I'm afraid that it will be hard to replicate the issue in an example with just a basic nw.js app, but I can post download links for Purr Data and the patch example, if someone is still willing to look into this issue.

agraef commented 4 weeks ago

@rogerwang On second thought, it ought to be possible to demonstrate this kind of major slowdown in the JS performance from NW1 to NW2 with a simpler test app which dynamically modifies a document with some svg graphics, using a relatively high framerate, and does lots of dynamic JS code execution via eval to do it. That's basically the gist of what our examples here do.

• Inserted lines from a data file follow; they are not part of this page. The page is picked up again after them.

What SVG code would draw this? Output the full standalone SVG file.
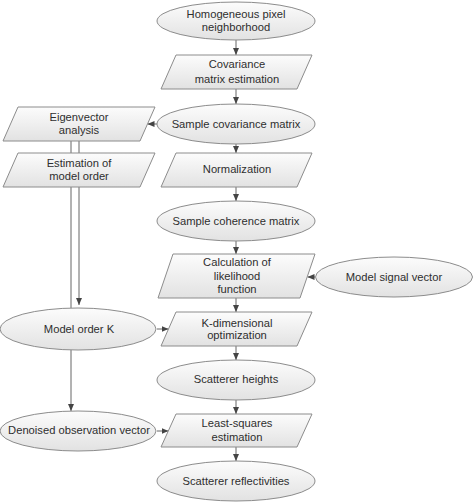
<svg xmlns="http://www.w3.org/2000/svg" width="474" height="503" viewBox="0 0 474 503">
<defs>
<linearGradient id="g" x1="0" y1="0" x2="0" y2="1">
<stop offset="0" stop-color="#fcfcfc"/>
<stop offset="1" stop-color="#e2e2e2"/>
</linearGradient>
<marker id="ah" markerUnits="userSpaceOnUse" markerWidth="7" markerHeight="6" viewBox="0 0 7 6" refX="7" refY="3" orient="auto">
<path d="M0,0 L7,3 L0,6 z" fill="#444"/>
</marker>
<style>
.s{fill:url(#g);stroke:#8c8c8c;stroke-width:1}
.t{font-family:"Liberation Sans",Arial,sans-serif;font-size:11.2px;fill:#2e2e2e;text-anchor:middle}
.c{stroke:#666;stroke-width:1;fill:none}
.a{marker-end:url(#ah)}
</style>
</defs>
<rect width="474" height="503" fill="#fff"/>
<g id="connectors">
<line class="c a" x1="236" y1="40" x2="236" y2="55"/>
<line class="c a" x1="236" y1="89" x2="236" y2="104"/>
<line class="c a" x1="157" y1="124" x2="147.5" y2="124"/>
<line class="c a" x1="236" y1="144" x2="236" y2="153"/>
<line class="c a" x1="236" y1="187" x2="236" y2="201"/>
<line class="c a" x1="236" y1="241" x2="236" y2="254"/>
<line class="c a" x1="315" y1="277" x2="307.5" y2="277"/>
<line class="c a" x1="236" y1="298" x2="236" y2="312"/>
<line class="c a" x1="157" y1="329" x2="168.5" y2="329"/>
<line class="c" x1="71" y1="141" x2="71" y2="153"/>
<line class="c" x1="79" y1="141" x2="79" y2="153"/>
<line class="c" x1="71" y1="187" x2="71" y2="308"/>
<line class="c a" x1="79" y1="187" x2="79" y2="305"/>
<line class="c a" x1="71" y1="350" x2="71" y2="411"/>
<line class="c a" x1="157" y1="431" x2="168.5" y2="431"/>
<line class="c a" x1="236" y1="346" x2="236" y2="360"/>
<line class="c a" x1="236" y1="400" x2="236" y2="414"/>
<line class="c a" x1="236" y1="447" x2="236" y2="461"/>
</g>
<g id="n1"><ellipse class="s" cx="236" cy="21" rx="79" ry="19"/><text class="t" x="236" y="18">Homogeneous pixel</text><text class="t" x="236" y="31">neighborhood</text></g>
<g id="n2"><polygon class="s" points="176,55 312,55 297,89 161,89"/><text class="t" x="237" y="68">Covariance</text><text class="t" x="237" y="83">matrix estimation</text></g>
<g id="n3"><ellipse class="s" cx="236" cy="124" rx="79" ry="20"/><text class="t" x="236" y="128">Sample covariance matrix</text></g>
<g id="n4"><polygon class="s" points="18,107 155,107 140,141 3,141"/><text class="t" x="79" y="121">Eigenvector</text><text class="t" x="79" y="134">analysis</text></g>
<g id="n5"><polygon class="s" points="18,153 155,153 140,187 3,187"/><text class="t" x="79" y="167">Estimation of</text><text class="t" x="79" y="180">model order</text></g>
<g id="n6"><polygon class="s" points="176,153 312,153 297,187 161,187"/><text class="t" x="237" y="173">Normalization</text></g>
<g id="n7"><ellipse class="s" cx="236" cy="221" rx="79" ry="20"/><text class="t" x="236" y="225">Sample coherence matrix</text></g>
<g id="n8"><polygon class="s" points="173,254 315,254 300,298 158,298"/><text class="t" x="237" y="266">Calculation of</text><text class="t" x="237" y="280">likelihood</text><text class="t" x="237" y="293">function</text></g>
<g id="n9"><ellipse class="s" cx="394" cy="277" rx="78.5" ry="20"/><text class="t" x="394" y="281">Model signal vector</text></g>
<g id="n10"><polygon class="s" points="176,312 312,312 297,346 161,346"/><text class="t" x="237" y="327">K-dimensional</text><text class="t" x="237" y="339">optimization</text></g>
<g id="n11"><ellipse class="s" cx="78" cy="329" rx="78" ry="21"/><text class="t" x="79" y="333">Model order K</text></g>
<g id="n12"><ellipse class="s" cx="236" cy="380" rx="79" ry="20"/><text class="t" x="236" y="383">Scatterer heights</text></g>
<g id="n13"><ellipse class="s" cx="78" cy="431" rx="78" ry="20"/><text class="t" x="79" y="434">Denoised observation vector</text></g>
<g id="n14"><polygon class="s" points="176,414 312,414 297,447 161,447"/><text class="t" x="237" y="427">Least-squares</text><text class="t" x="237" y="441">estimation</text></g>
<g id="n15"><ellipse class="s" cx="236" cy="481" rx="79" ry="20"/><text class="t" x="236" y="485">Scatterer reflectivities</text></g>
</svg>
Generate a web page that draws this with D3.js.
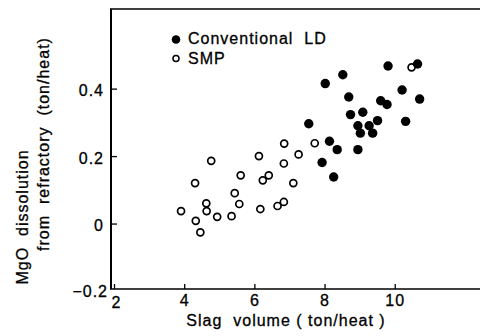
<!DOCTYPE html>
<html>
<head>
<meta charset="utf-8">
<script src="https://cdn.jsdelivr.net/npm/d3@7"></script>
<style>
  body { margin: 0; background: #fff; }
  svg { display: block; font-family: "Liberation Sans", Arial, sans-serif; }
  .lbl { font-size: 16px; letter-spacing: 1px; stroke: #000; stroke-width: 0.3px; }
</style>
</head>
<body>
<svg id="chart" width="480" height="336"></svg>
<script>
// Conventional LD (filled)
let ldX = [9.81, 10.65, 8.52, 8.02, 10.21, 8.69, 9.60, 9.78, 10.71, 9.09, 8.74, 9.51,
           10.31, 7.55, 8.95, 9.27, 9.02, 9.37, 8.14, 8.36, 8.95, 7.93, 8.26];
let ldY = [0.467, 0.473, 0.441, 0.415, 0.396, 0.375, 0.364, 0.353, 0.369, 0.330, 0.323, 0.305,
           0.303, 0.296, 0.290, 0.290, 0.268, 0.268, 0.244, 0.219, 0.219, 0.181, 0.138];
// SMP (open)
let smpX = [3.91, 4.31, 4.33, 4.46, 4.63, 4.64, 4.77, 4.94, 5.35, 5.44, 5.57, 5.61,
            6.13, 6.17, 6.24, 6.41, 6.66, 6.84, 6.84, 6.85, 7.11, 7.26, 7.72, 10.48];
let smpY = [0.037, 0.120, 0.008, -0.026, 0.060, 0.037, 0.186, 0.020, 0.022, 0.090, 0.058, 0.143,
            0.200, 0.043, 0.128, 0.143, 0.052, 0.064, 0.178, 0.237, 0.120, 0.205, 0.238, 0.463];

let xTicks = [2, 4, 6, 8, 10];
let yTicks = [-0.2, 0, 0.2, 0.4];

let svg = d3.select('#chart');

let mLeft = 111, mRight = 480, mTop = 9, mBottom = 289;

let xScale = d3.scaleLinear()
  .domain([1.914, 12.43])
  .range([mLeft, mRight]);

let yScale = d3.scaleLinear()
  .domain([-0.194, 0.636])
  .range([mBottom, mTop]);

// axes
let xAxis = d3.axisBottom(xScale)
  .tickValues(xTicks)
  .tickSize(-5)
  .tickPadding(6)
  .tickFormat(d3.format('d'));

let gx = svg.append('g')
  .attr('transform', `translate(0, ${mBottom})`)
  .call(xAxis);
gx.select('.domain').remove();
gx.selectAll('text').attr('class', 'lbl').attr('font-size', null).attr('fill', '#000')
  .attr('dx', d => d == 2 ? 2 : 0)
  .attr('y', d => d == 2 ? 8 : 6);
gx.selectAll('line').attr('stroke', '#000').attr('stroke-width', 1.3);

let yAxis = d3.axisLeft(yScale)
  .tickValues(yTicks)
  .tickSize(-6)
  .tickFormat(d => d == 0 ? '0' : (d < 0 ? '\u22120.2' : d3.format('.1f')(d)));

let gy = svg.append('g')
  .attr('transform', `translate(${mLeft}, 0)`)
  .call(yAxis);
gy.select('.domain').remove();
gy.selectAll('line').attr('stroke', '#000').attr('stroke-width', 1.3);
gy.selectAll('.tick')
  .filter(d => d < 0)
  .select('line').remove();
gy.selectAll('text')
  .attr('class', 'lbl')
  .attr('fill', '#000')
  .attr('text-anchor', 'end')
  .attr('x', d => d < 0 ? -3 : -7)
  .attr('y', d => d < 0 ? 0 : 2);

// frame lines
svg.append('line')
  .attr('x1', mLeft).attr('x2', mLeft)
  .attr('y1', mTop).attr('y2', mBottom)
  .attr('stroke', '#000').attr('stroke-width', 2);
svg.append('line')
  .attr('x1', mLeft - 1).attr('x2', mRight)
  .attr('y1', mBottom).attr('y2', mBottom)
  .attr('stroke', '#000').attr('stroke-width', 1.6);
svg.append('line')
  .attr('x1', mLeft - 1).attr('x2', mRight)
  .attr('y1', mTop).attr('y2', mTop)
  .attr('stroke', '#000').attr('stroke-width', 1.6);

// points
let smp = d3.zip(smpX, smpY);
let ld = d3.zip(ldX, ldY);

svg.append('g').selectAll('circle')
  .data(smp)
  .enter()
  .append('circle')
    .attr('cx', d => xScale(d[0]))
    .attr('cy', d => yScale(d[1]))
    .attr('r', 3.5)
    .attr('fill', 'none')
    .attr('stroke', '#000')
    .attr('stroke-width', 1.7);

svg.append('g').selectAll('circle')
  .data(ld)
  .enter()
  .append('circle')
    .attr('cx', d => xScale(d[0]))
    .attr('cy', d => yScale(d[1]))
    .attr('r', 4.7)
    .attr('fill', '#000');

// legend
let legend = svg.append('g');
legend.append('circle')
  .attr('cx', 176).attr('cy', 39.5).attr('r', 4.3).attr('fill', '#000');
legend.append('circle')
  .attr('cx', 176).attr('cy', 58.5).attr('r', 3)
  .attr('fill', 'none').attr('stroke', '#000').attr('stroke-width', 1.5);
legend.append('text')
  .attr('class', 'lbl')
  .attr('x', 188).attr('y', 44)
  .attr('xml:space', 'preserve')
  .text('Conventional  LD');
legend.append('text')
  .attr('class', 'lbl')
  .attr('x', 188).attr('y', 64)
  .text('SMP');

// axis titles
svg.append('text')
  .attr('class', 'lbl')
  .attr('x', 286).attr('y', 326)
  .attr('text-anchor', 'middle')
  .attr('xml:space', 'preserve')
  .text('Slag  volume ( ton/heat )');

svg.append('text')
  .attr('class', 'lbl')
  .attr('transform', 'translate(28, 217) rotate(-90)')
  .attr('text-anchor', 'middle')
  .attr('xml:space', 'preserve')
  .text('MgO  dissolution');

svg.append('text')
  .attr('class', 'lbl')
  .attr('transform', 'translate(49, 144) rotate(-90)')
  .attr('text-anchor', 'middle')
  .attr('xml:space', 'preserve')
  .text('from  refractory  (ton/heat)');
</script>
</body>
</html>
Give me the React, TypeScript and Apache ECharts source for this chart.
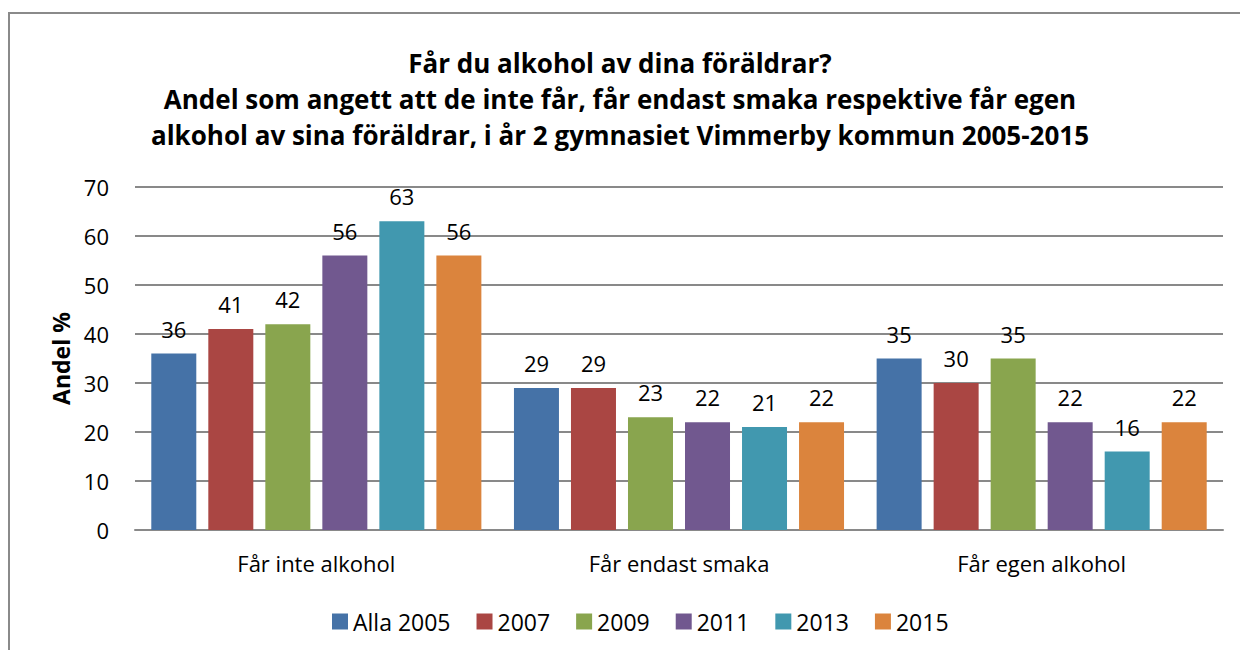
import React, { useEffect, useRef } from "react";
import * as echarts from "echarts";

const categories = ["Får inte alkohol", "Får endast smaka", "Får egen alkohol"];
const seriesNames = ["Alla 2005", "2007", "2009", "2011", "2013", "2015"];
const alla2005 = [36, 29, 35];
const y2007 = [41, 29, 30];
const y2009 = [42, 23, 35];
const y2011 = [56, 22, 22];
const y2013 = [63, 21, 16];
const y2015 = [56, 22, 22];
const colors = ["#4572A7", "#AA4643", "#89A54E", "#71588F", "#4198AF", "#DB843D"];
const yTicks = { min: 0, max: 70, interval: 10 };
const titleText =
  "Får du alkohol av dina föräldrar?\nAndel som angett att de inte får, får endast smaka respektive får egen\nalkohol av sina föräldrar, i år 2 gymnasiet Vimmerby kommun 2005-2015";

const FONT = "'Open Sans', 'Noto Sans', sans-serif";

export default function App() {
  const ref = useRef<HTMLDivElement>(null);
  useEffect(() => {
    document.body.style.margin = "0";
    const chart = echarts.init(ref.current!, null, { renderer: "svg" });
    const values = [alla2005, y2007, y2009, y2011, y2013, y2015];
    chart.setOption({
      animation: false,
      backgroundColor: "#ffffff",
      textStyle: { fontFamily: FONT },
      title: {
        text: titleText,
        left: "center",
        top: 40,
        textStyle: {
          fontFamily: FONT,
          fontSize: 26,
          fontWeight: "bold",
          lineHeight: 36,
          color: "#000",
        },
      },
      graphic: [
        {
          type: "polyline",
          shape: { points: [[9, 700], [9, 13], [1300, 13]] },
          style: { stroke: "#8a8a8a", lineWidth: 2, fill: "none" },
          silent: true,
        },
      ],
      legend: {
        top: 605,
        left: 327,
        itemWidth: 16,
        itemHeight: 16,
        itemGap: 26,
        icon: "rect",
        textStyle: { fontFamily: FONT, fontSize: 23, color: "#000" },
        data: seriesNames,
      },
      grid: { left: 135, right: 17, top: 187, bottom: 120 },
      xAxis: {
        type: "category",
        data: categories,
        axisLine: { lineStyle: { color: "#898989", width: 2 } },
        axisTick: { show: false },
        axisLabel: { fontFamily: FONT, fontSize: 22, color: "#000", margin: 22 },
      },
      yAxis: {
        type: "value",
        min: yTicks.min,
        max: yTicks.max,
        interval: yTicks.interval,
        name: "Andel %",
        nameLocation: "middle",
        nameGap: 61,
        nameRotate: 90,
        nameTextStyle: { fontFamily: FONT, fontSize: 23, fontWeight: "bold", color: "#000" },
        axisLine: { show: false },
        axisTick: { show: false },
        axisLabel: { fontFamily: FONT, fontSize: 22, color: "#000", margin: 26 },
        splitLine: { lineStyle: { color: "#898989", width: 2 } },
      },
      series: seriesNames.map((name, i) => ({
        name,
        type: "bar",
        data: values[i],
        barWidth: 45,
        barGap: "26.7%",
        itemStyle: { color: colors[i] },
        label: {
          show: true,
          position: "top",
          distance: 14,
          fontFamily: FONT,
          fontSize: 22,
          color: "#000",
        },
      })),
    });
    return () => chart.dispose();
  }, []);
  return <div ref={ref} style={{ width: 1240, height: 650 }} />;
}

AFAICT you don't do this kind of performance measurement in your existing test framework, but the effect should be readily noticable by just running the same app with NW1 and NW2, respectively.

I'll try to cobble something together as soon as I find the time. If there is such a major degradation in JS performance, you surely want to fix it before phasing out NW1, no? ;-) As you know the sources better than anyone else, maybe you can also think of a reason why the switch from NW1 to NW2 could have such an impact on the JS interpreter?

rogerwang commented 4 weeks ago

Unfortunately the NW1 mode was deprecated long time ago. It's unmaintained and could break at any time...

agraef commented 4 weeks ago

@rogerwang, No-one wants to drag along legacy code forever, I understand that. :)

But that means that we're stuck between a rock and a hard place, as long as the JS performance issue we observe remains unfixed. Are you willing to look into it, if I provide a smaller example demonstrating it?

rogerwang commented 4 weeks ago

Are you willing to look into it, if I provide a smaller example demonstrating it?

I asked for that 2 years ago ... https://github.com/nwjs/nw.js/issues/7979#issuecomment-1309142267

agraef commented 4 weeks ago

Yes, I understand, but I didn't actually notice the issue (or this bug report) myself until very recently. Ok, I'll give it a go then. Thanks for your reply.